A Goodbye Letter to COMPANY on Broadway
Will I pick you up or shall I meet you there or should we let it go?
Oh, Company, I’m really going to miss meeting you on 45th. Never have I understood a musical in so many different ways. Was it the subject matter? Maybe. The production design? Sure. Was it the overarching yearning for human connection that ricocheted from the stage and into the audience? Probably. Whatever it was, I’m grateful I could be there to witness the energy inside the Jacobs.
Penned by a giant (Sondheim), featuring a legend (LuPone), and starring a performer so riveting you can’t look away (Lenk), this revival packed a punch. The musical was first performed in 1970 and the 2021 production marks its third Broadway revival—not including productions on the West End, concerts, or a North American tour. There’s a reason artists and audiences alike come back to this work over and over. Nothing needs to be fancy…one might as well present the show in their own apartment. The show itself (including the book by George Furth) introduces a microcosm of New York, a friend group in their mid-30s, with one single stuck in the middle of a sea of married couples. Here we follow Bobbi, unmarried and unsure of the concept as a whole. There’s longing, apathy, desire, and confusion, a combination that’s sure to strike a unique chord for each individual in the theatre.

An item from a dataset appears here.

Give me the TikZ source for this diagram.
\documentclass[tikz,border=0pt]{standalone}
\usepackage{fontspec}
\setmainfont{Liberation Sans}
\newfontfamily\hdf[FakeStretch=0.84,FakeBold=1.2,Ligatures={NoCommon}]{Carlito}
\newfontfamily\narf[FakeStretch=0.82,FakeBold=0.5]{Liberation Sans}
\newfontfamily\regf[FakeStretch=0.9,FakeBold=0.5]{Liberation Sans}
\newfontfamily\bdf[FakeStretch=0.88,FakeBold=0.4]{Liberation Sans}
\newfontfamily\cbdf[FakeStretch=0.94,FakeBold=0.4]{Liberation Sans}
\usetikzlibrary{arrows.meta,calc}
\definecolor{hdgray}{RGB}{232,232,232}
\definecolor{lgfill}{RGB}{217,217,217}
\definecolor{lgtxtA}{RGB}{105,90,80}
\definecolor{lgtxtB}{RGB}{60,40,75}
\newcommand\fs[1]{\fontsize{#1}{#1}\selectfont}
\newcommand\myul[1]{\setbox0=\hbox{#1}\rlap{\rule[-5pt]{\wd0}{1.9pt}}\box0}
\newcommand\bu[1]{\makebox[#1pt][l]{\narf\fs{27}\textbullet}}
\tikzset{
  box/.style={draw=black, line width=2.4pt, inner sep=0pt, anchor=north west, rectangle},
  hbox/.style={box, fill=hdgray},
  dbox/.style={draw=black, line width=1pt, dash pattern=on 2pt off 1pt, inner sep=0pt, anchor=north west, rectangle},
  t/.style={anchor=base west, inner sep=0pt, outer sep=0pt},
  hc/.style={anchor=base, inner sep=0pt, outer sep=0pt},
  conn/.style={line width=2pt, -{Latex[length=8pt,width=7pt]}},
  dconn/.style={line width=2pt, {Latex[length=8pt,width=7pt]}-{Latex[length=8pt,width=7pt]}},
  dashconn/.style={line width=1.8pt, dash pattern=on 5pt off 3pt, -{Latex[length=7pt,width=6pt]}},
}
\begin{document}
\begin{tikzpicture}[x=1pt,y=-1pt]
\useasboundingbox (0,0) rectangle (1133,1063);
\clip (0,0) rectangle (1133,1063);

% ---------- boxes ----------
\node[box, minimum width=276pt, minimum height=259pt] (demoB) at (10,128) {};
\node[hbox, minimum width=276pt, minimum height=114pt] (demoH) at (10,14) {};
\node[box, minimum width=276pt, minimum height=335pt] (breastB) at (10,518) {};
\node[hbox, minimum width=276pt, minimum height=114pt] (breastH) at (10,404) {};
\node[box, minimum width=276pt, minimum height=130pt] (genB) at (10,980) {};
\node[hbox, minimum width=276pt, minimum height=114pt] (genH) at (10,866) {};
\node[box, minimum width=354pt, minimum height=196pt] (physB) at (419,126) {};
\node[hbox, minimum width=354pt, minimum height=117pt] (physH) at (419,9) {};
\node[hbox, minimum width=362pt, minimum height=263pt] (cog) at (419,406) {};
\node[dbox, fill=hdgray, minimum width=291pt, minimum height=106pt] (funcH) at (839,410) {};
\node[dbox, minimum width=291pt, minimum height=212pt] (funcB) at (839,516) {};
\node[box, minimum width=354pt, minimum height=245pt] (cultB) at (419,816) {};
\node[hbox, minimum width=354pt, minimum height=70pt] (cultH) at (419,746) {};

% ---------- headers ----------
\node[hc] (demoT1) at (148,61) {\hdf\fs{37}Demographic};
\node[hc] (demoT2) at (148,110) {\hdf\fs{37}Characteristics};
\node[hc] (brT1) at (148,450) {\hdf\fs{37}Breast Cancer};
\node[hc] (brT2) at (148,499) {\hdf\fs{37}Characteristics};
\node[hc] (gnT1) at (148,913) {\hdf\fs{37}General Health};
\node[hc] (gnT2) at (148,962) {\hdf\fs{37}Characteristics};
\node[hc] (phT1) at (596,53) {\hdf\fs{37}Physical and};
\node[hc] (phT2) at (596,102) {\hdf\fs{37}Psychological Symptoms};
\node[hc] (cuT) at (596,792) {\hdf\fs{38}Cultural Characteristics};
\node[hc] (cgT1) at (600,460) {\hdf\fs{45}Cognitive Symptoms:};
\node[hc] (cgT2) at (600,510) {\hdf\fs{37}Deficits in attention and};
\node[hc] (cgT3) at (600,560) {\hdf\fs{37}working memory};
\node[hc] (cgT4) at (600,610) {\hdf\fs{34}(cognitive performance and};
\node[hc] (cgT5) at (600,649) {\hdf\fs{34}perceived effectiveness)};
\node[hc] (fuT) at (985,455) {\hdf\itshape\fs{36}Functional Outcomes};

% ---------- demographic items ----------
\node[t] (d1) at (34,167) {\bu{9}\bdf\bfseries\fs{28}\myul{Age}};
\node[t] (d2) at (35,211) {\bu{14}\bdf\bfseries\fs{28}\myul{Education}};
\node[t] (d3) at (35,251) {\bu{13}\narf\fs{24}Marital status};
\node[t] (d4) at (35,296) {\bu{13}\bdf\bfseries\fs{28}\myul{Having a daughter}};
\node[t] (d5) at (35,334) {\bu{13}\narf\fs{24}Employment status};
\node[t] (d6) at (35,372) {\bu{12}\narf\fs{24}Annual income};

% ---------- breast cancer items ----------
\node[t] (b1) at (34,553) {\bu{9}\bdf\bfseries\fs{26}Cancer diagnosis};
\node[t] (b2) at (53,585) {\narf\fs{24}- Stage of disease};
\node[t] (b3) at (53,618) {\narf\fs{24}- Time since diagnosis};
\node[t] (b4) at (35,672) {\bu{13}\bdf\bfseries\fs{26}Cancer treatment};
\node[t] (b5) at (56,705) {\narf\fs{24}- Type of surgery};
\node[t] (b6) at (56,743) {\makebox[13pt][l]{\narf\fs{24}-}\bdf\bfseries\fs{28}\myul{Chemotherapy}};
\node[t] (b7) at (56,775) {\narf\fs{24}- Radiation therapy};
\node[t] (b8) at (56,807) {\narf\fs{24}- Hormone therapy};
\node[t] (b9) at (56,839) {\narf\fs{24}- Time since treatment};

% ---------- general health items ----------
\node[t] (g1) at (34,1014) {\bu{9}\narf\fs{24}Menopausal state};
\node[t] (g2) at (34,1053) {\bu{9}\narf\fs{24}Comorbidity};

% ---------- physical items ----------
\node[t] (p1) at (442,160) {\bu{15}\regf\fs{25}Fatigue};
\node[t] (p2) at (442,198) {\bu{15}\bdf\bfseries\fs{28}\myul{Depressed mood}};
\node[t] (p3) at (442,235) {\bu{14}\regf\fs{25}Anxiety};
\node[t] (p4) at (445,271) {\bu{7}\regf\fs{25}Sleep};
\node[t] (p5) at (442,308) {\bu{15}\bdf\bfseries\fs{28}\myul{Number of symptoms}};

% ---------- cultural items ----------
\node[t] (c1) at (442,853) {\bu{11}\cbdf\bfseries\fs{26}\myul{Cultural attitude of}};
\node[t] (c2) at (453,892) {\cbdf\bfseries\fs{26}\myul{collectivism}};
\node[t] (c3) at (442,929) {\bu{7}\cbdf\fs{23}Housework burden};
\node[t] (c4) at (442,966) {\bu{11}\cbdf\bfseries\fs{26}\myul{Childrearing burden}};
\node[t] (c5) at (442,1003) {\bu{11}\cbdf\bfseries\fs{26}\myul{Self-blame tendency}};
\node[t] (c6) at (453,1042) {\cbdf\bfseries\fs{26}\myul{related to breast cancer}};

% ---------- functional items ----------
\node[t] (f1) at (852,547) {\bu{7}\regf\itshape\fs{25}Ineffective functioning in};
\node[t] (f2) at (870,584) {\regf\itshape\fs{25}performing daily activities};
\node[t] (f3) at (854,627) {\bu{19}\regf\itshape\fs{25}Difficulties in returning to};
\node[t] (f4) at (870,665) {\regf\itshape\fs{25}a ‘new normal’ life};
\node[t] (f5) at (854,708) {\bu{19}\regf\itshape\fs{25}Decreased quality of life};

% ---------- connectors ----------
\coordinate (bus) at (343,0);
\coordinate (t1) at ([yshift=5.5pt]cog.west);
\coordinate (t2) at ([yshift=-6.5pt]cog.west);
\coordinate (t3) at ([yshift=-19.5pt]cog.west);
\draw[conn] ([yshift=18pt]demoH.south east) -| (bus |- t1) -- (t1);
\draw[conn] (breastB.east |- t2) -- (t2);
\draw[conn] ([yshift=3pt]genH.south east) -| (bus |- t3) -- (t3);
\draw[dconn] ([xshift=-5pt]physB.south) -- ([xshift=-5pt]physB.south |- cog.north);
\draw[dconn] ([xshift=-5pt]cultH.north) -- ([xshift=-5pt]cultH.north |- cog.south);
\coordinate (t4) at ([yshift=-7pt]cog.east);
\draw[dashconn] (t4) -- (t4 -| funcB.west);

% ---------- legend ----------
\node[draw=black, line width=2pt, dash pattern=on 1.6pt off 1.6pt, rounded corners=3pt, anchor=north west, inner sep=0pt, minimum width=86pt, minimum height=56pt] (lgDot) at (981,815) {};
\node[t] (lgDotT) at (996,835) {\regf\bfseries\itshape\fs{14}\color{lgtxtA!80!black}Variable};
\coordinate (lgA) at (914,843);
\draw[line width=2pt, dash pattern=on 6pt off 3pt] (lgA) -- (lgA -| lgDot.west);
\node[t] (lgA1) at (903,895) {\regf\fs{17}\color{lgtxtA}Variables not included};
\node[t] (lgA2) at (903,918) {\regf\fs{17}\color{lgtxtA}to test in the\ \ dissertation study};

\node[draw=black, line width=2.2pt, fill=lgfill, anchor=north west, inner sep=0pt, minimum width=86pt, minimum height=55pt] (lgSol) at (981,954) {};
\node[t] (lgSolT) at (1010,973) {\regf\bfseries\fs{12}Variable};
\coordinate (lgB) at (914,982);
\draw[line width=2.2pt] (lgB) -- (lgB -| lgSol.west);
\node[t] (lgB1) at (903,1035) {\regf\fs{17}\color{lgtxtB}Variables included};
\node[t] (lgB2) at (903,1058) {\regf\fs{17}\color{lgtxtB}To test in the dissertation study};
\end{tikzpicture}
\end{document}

This particular revival, led by Tony Award-winning director Marianne Elliott, is packed with surprises and sprinkled with charm. The scenic design of the show is brilliant, though there may have been some automation issues throughout the beginning of the run (I personally think that was part of the charm—sometimes big risks require a little extra workshopping). From the living room couch to an empty block during a rainstorm, we have an exciting adventure throughout the city and through all perspectives of whether marriage is worth the commitment. With smooth transitions and sleek design, the set is an afterthought… until it’s not. The delight of the suspended-above-the-stage orchestra reveal. The anticipation of the larger-than-life letters assembling to spell out NYC. The teensy, tiny, bottle of bourbon. If you look away for too long you might miss what all the applause is about.
Yes, there are cheers and laughter for the curated visuals, but more than anything, this musical sits with its stillness. Elliott amplifies exact moments where Bobbi’s longing is an afterthought, and others where the hurt is so loud it oversees the action (see: the desperate plea of “Marry Me a Little” or her almost-dead serious request to marry Jamie.) As the character’s internal conflict increases, time flows in slow motion, the physical action near-frozen to allow the heart to come through. Emotions like an ocean wave. Overwhelming silence from the raucous and chaos. Sitting in the audience, it is near impossible to not be moved by this.
I can’t pretend to understand Stephen Sondheim on an intimate level, much less be a scholar on his work like so many others, but through Company I gained a much greater understanding of his work, particularly the unwavering priority of storytelling through song. Again, no scholar, but I hear Katrina Lenk’s “Being Alive” and experience a full conversation, though she is standing alone onstage. It is as though the racing thoughts have been cracked open, guards let down, and the lucky audience members get to experience the visceral emotions of a relationship with the ability to walk away when it gets too hard. Observation at its finest. Through casting, design, and moments that make you think, Company brought a slice of life that challenged what you expected from a 1970’s musical. All of the pieces came together after years of work (including the shutdown, of course) and provided a production somehow both cutting edge and familiar. Challenging and comfortable.
I am incredibly sad to see this production go. It was a foray into a different circle, a new perspective on the same city, a case for keeping company in your life and fighting for your biggest desires. Company was like a community. I hope to see it again someday.
Sorry, grateful, regretful, happy, and yours,
P.S. A North American tour of the production will launch in the 2023-2024 season. Dates and locations have not been announced, but maybe I’ll be one of those people getting off of the train, or the plane, or the bus for Company.